Mas não tomemos por descuido estas inenarráveis mise-en-scène – faz parte do manual estalinista a purga selectiva da memória para que a cada novo dia os inimputáveis de sempre surjam límpidos e purificados pela água baptismal que eles mesmos aspergem. Razão pela qual não tardou muito até a Assessoria de Comunicação o ter plantado no Programa da Júlia – deferente, solícito, pressurosamente engomadinho pela sua “Catarina” – inventando um passado ainda quente: que sim, que o seu discurso de vitória não fora fabuloso, mas pela simples razão de ter sido improvisado. Como se tal fosse crível em alguém que, como dizia o bardo, “Domingo sabe de cor o que vai dizer Segunda-feira”!

Pelo contrário, aquele discurso – bronco, miserável, canhestro e bisonho – é o mais fiel retrato da forma mentis pueril de alguém que, aos 40, continua a escrever convictamente “o meu sonho é ter um país decente”: uma espécie de filho de pai incógnito que Corín Tellado, temendo a ignomínia, deu para adopção; um Martin Luther King de calções que, em vez de Calvino e da King James Version, tivesse concluído sido alfabetizado com as Selecções do Reader’s Digest.

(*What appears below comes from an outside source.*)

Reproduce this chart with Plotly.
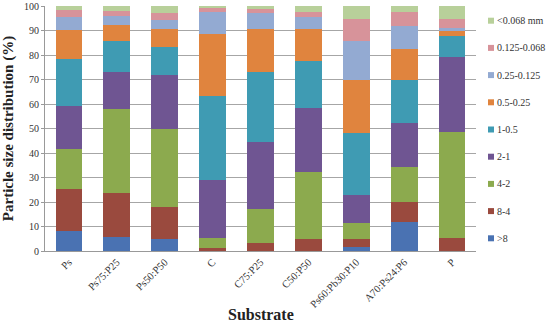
import plotly.graph_objects as go

categories = ["Ps", "Ps75:P25", "Ps50:P50", "C", "C75:P25", "C50:P50",
              "Ps60:Pb30:P10", "A70:Ps24:P6", "P"]

series_names = [">8", "8-4", "4-2", "2-1", "1-0.5", "0.5-0.25",
                "0.25-0.125", "0.125-0.068", "<0.068 mm"]

gt8 =       [8.0, 5.6, 4.8, 0.0, 0.0, 0.0, 1.5, 12.0, 0.0]
s8_4 =      [17.2, 18.2, 13.0, 1.2, 3.3, 4.8, 3.3, 8.1, 5.5]
s4_2 =      [16.4, 34.2, 32.2, 4.0, 13.8, 27.6, 6.5, 14.3, 43.2]
s2_1 =      [17.6, 15.2, 22.0, 23.8, 27.5, 26.1, 11.7, 17.7, 30.3]
s1_05 =     [19.0, 12.6, 11.3, 34.3, 28.6, 19.1, 25.0, 17.7, 8.8]
s05_025 =   [12.0, 6.4, 7.2, 25.1, 17.4, 12.9, 21.8, 12.6, 2.0]
s025_0125 = [5.4, 3.8, 3.8, 9.0, 6.4, 5.1, 15.9, 9.6, 1.1]
s0125_0068 = [2.8, 1.8, 2.7, 2.1, 1.9, 2.1, 9.0, 5.4, 3.7]
lt0068 =    [1.6, 2.2, 3.0, 0.5, 1.1, 2.3, 5.3, 2.6, 5.4]

all_series = [gt8, s8_4, s4_2, s2_1, s1_05, s05_025, s025_0125, s0125_0068, lt0068]

colors = ["#4A72B2", "#9A4A3E", "#8CAA4E", "#6F5592", "#3F9BB3",
          "#E0843E", "#93AAD2", "#D7939A", "#B8D09A"]

W, H = 550, 326
ML, MR, MT, MB = 45, 74, 6, 75
PW, PH = W - ML - MR, H - MT - MB

def px_x(px):
    return (px - ML) / PW

def px_y(py):
    return (H - MB - py) / PH

fig = go.Figure()
for name, vals, col in zip(series_names, all_series, colors):
    fig.add_trace(go.Bar(
        x=categories, y=vals, name=name,
        marker=dict(color=col, line=dict(width=0)),
    ))

serif = "Liberation Serif, Times New Roman, serif"

# manual legend (top to bottom: finest fraction first)
shapes = []
annotations = []
leg_top, leg_step = 20.7, 27.2
for i, (name, col) in enumerate(reversed(list(zip(series_names, colors)))):
    cy = leg_top + i * leg_step
    shapes.append(dict(
        type="rect", xref="paper", yref="paper",
        x0=px_x(488), x1=px_x(494), y0=px_y(cy + 3), y1=px_y(cy - 3),
        fillcolor=col, line=dict(width=0),
    ))
    annotations.append(dict(
        text=name, xref="paper", yref="paper",
        x=px_x(495), y=px_y(cy), xanchor="left", yanchor="middle",
        showarrow=False, font=dict(family=serif, size=10, color="#333333"),
    ))

annotations.append(dict(
    text="<b>Substrate</b>", xref="paper", yref="paper",
    x=0.5, y=px_y(314), xanchor="center", yanchor="middle", showarrow=False,
    font=dict(family=serif, size=16, color="#222222"),
))

fig.update_layout(
    barmode="stack",
    bargap=0.44,
    width=W, height=H,
    margin=dict(l=ML, r=MR, t=MT, b=MB, autoexpand=False),
    plot_bgcolor="white",
    paper_bgcolor="white",
    font=dict(family=serif, size=10, color="#333333"),
    showlegend=False,
    xaxis=dict(
        tickangle=-45,
        tickfont=dict(family=serif, size=10.5, color="#333333"),
        showline=True, linecolor="#999999", linewidth=1,
        showgrid=False, automargin=False,
    ),
    yaxis=dict(
        title=dict(text="<b>Particle size distribution (%)</b>", font=dict(family=serif, size=15, color="#222222"), standoff=6),
        range=[0, 100], dtick=10,
        tickfont=dict(family=serif, size=10, color="#333333"),
        showline=True, linecolor="#999999", linewidth=1,
        showgrid=True, gridcolor="#A6A6A6", gridwidth=1,
        ticks="outside", ticklen=3, tickcolor="#999999",
        zeroline=False, automargin=False,
    ),
    shapes=shapes,
    annotations=annotations,
)

fig.write_html("out.html", config={"displayModeBar": False},
               post_script="document.body.style.margin='0';")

Embora nunca de tal tenha havido registo oficial, diz-se que Vivaldi chegou a ser excomungado por, preparando a candidatura a um lugar na corte de Carlos VI, ter abandonado a eucaristia durante a transubstanciação para anotar uma melodia que, entretanto, lhe ocorrera.

Curiosamente – ou nem por isso – a etimologia desta palavra está relacionada com uma operação de branqueamento: em Roma, os candidatos distinguiam-se por vestirem uma toga branqueada com giz, a candida, que usavam durante todo o período probatório.

Diz-se que as gaspeadeiras do papá estarão já a tratar do assunto.